*TASK REQUIREMENTS:*
Check each line for the string "this", then give only how many lines have it.

*GIVEN DATA:*
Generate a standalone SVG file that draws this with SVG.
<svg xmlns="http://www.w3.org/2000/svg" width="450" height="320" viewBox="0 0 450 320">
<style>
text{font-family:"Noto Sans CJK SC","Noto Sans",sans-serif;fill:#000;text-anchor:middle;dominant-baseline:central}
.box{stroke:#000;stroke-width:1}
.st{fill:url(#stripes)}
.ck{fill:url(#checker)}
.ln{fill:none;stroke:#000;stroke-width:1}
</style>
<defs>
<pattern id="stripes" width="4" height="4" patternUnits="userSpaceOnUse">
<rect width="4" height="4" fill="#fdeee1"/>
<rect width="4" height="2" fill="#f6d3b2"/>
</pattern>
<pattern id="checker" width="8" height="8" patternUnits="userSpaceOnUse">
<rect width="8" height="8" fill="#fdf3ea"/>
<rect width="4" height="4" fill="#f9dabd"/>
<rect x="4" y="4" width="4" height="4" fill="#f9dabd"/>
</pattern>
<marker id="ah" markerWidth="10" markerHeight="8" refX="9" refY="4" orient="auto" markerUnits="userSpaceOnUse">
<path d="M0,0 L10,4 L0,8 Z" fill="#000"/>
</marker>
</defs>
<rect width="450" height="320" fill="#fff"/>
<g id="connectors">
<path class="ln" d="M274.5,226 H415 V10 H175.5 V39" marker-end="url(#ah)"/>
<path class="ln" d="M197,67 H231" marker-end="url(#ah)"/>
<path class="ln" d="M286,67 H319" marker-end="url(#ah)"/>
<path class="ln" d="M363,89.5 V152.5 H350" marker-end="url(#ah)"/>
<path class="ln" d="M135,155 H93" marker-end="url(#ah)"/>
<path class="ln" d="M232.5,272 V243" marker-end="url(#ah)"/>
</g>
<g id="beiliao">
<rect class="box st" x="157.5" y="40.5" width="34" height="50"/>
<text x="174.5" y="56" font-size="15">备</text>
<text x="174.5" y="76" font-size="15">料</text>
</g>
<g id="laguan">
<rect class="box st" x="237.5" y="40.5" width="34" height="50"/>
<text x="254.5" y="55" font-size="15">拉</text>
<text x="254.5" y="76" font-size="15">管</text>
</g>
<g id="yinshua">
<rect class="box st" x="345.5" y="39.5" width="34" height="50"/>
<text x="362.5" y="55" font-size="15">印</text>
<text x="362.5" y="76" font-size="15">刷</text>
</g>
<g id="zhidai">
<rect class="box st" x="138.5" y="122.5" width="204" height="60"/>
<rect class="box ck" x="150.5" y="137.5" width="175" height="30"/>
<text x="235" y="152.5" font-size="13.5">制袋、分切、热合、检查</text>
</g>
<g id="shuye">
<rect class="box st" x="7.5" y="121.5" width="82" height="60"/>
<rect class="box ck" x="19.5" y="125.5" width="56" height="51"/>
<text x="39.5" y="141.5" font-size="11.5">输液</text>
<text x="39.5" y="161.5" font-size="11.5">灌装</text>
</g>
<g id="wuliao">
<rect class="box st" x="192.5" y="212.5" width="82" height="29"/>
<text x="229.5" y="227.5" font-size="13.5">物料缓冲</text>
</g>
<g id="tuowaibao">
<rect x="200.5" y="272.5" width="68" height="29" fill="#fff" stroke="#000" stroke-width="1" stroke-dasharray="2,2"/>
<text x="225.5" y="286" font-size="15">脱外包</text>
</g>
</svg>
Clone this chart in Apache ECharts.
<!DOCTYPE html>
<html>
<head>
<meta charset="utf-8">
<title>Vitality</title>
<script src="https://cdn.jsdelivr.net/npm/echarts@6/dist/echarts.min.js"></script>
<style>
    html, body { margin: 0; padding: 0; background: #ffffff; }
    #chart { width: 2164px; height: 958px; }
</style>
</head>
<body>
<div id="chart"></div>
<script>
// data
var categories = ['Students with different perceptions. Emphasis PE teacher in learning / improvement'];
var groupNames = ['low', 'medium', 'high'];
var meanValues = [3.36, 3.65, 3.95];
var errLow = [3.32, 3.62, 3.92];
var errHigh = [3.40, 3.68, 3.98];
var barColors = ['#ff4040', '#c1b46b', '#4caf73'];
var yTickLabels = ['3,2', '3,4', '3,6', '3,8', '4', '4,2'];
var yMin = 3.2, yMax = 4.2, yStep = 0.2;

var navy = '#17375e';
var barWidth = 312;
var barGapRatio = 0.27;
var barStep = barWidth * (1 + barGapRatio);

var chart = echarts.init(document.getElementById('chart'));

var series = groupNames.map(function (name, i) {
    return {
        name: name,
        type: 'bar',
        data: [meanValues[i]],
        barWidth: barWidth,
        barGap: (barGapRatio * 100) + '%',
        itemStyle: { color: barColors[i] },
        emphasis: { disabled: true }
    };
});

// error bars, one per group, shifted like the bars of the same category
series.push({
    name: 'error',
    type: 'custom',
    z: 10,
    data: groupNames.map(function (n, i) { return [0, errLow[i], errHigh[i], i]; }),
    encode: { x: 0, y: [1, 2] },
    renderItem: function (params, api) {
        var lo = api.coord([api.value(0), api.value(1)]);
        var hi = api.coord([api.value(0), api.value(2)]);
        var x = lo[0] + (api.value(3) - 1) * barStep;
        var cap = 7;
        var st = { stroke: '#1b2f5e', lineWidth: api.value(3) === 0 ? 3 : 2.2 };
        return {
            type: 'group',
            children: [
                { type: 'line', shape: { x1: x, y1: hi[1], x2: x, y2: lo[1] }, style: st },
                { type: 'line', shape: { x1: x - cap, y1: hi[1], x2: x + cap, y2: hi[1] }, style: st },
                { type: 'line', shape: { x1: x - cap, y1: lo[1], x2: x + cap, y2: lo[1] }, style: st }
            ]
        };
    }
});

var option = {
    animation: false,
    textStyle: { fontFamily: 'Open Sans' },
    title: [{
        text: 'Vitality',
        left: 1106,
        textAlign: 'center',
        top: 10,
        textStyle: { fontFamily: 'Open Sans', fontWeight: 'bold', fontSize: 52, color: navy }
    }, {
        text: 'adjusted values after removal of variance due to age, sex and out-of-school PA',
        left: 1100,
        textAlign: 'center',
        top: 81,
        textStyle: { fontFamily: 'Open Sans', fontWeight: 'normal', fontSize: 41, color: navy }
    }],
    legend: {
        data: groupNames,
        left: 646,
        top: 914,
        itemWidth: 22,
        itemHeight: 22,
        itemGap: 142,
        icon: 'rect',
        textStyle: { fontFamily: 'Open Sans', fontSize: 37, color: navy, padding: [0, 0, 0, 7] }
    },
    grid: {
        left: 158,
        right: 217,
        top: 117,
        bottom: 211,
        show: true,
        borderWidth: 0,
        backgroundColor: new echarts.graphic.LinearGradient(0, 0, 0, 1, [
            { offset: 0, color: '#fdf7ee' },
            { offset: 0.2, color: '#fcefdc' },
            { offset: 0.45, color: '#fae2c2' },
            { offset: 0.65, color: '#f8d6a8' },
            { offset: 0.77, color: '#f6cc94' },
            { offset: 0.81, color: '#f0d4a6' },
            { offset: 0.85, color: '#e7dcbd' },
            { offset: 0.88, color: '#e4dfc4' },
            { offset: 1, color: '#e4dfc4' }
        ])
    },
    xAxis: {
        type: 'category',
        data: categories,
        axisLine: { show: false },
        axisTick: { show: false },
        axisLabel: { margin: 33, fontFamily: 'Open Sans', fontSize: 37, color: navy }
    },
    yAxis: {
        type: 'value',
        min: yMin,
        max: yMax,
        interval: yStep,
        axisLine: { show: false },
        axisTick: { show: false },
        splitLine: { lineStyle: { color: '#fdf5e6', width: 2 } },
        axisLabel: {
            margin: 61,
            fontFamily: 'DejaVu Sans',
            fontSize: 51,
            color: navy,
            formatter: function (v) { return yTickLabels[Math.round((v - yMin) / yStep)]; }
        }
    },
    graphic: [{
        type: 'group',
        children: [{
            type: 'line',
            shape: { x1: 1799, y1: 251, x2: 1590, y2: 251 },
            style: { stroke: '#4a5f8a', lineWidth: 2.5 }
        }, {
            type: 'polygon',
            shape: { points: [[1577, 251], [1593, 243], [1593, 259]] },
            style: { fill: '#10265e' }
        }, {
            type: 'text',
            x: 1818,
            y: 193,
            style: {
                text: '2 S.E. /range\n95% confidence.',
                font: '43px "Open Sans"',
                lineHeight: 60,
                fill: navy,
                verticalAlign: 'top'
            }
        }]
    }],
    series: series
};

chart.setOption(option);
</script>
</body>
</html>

*TASK RESULT:*
2